- **EXERCISE DESCRIPTION**: From the listing below, pull out every line where the string "matplotlib" appears.

++++ COLLECTED DATA ++++

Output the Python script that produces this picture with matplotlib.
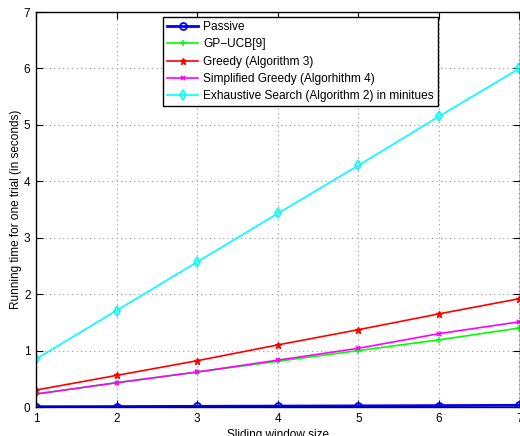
import numpy as np
import matplotlib.pyplot as plt

plt.rcParams['font.family'] = ['Liberation Sans', 'DejaVu Sans']

# running time per trial vs sliding window size
window = [1, 2, 3, 4, 5, 6, 7]
passive = [0.005, 0.008, 0.012, 0.016, 0.020, 0.025, 0.030]
gp_ucb = [0.23, 0.43, 0.62, 0.81, 1.00, 1.19, 1.40]
greedy = [0.30, 0.56, 0.82, 1.10, 1.37, 1.65, 1.92]
simp_greedy = [0.23, 0.43, 0.62, 0.83, 1.04, 1.30, 1.51]
exhaustive = [0.85, 1.71, 2.57, 3.43, 4.28, 5.15, 6.00]

labels = ['Passive', 'GP\u2212UCB[9]', 'Greedy (Algorithm 3)',
          'Simplified Greedy (Algorhithm 4)',
          'Exhaustive Search (Algorithm 2) in minitues']

fig = plt.figure(figsize=(5.2, 4.36), dpi=100)
ax = fig.add_axes([36/520, 29/436, 483.5/520, 395/436])

ax.plot(window, passive, '-o', color='blue', lw=2, ms=5, mfc='none', mew=1.3, label=labels[0])
ax.plot(window, gp_ucb, '-+', color='#00ff00', lw=1.2, ms=5, mew=1.1, label=labels[1])
ax.plot(window, greedy, '-*', color='red', lw=1.2, ms=4.5, label=labels[2])
ax.plot(window, simp_greedy, '-x', color='magenta', lw=1.2, ms=3.5, mew=1.2, label=labels[3])
ax.plot(window, exhaustive, '-d', color='cyan', lw=1.2, ms=5, mfc='none', mew=1.2, label=labels[4])

ax.set_xlim(1, 7)
ax.set_ylim(0, 7)
ax.set_xticks(window)
ax.set_yticks(range(0, 8))
ax.grid(True, linestyle=(0, (1, 3)), color='#999999', lw=0.8)
ax.tick_params(direction='in', top=True, right=True, length=5, labelsize=8.5, pad=4)
for s in ax.spines.values():
    s.set_linewidth(1.0)

ax.set_xlabel('Sliding window size', fontsize=8.5, labelpad=3)
ax.set_ylabel('Running time for one trial (in seconds)', fontsize=8.5, labelpad=1)

leg = ax.legend(loc='upper left', bbox_to_anchor=(127/483.5, 1 - 5/395), borderaxespad=0,
                fontsize=8.6, handlelength=2.6, handletextpad=0.4, labelspacing=0.44,
                borderpad=0.35, fancybox=False, framealpha=1)
leg.get_frame().set_edgecolor('black')
leg.get_frame().set_linewidth(1.0)

fig.savefig('out.png', dpi=100)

++++

- **WORKED SOLUTION**:
Output the Python script that produces this picture with matplotlib.
import matplotlib.pyplot as plt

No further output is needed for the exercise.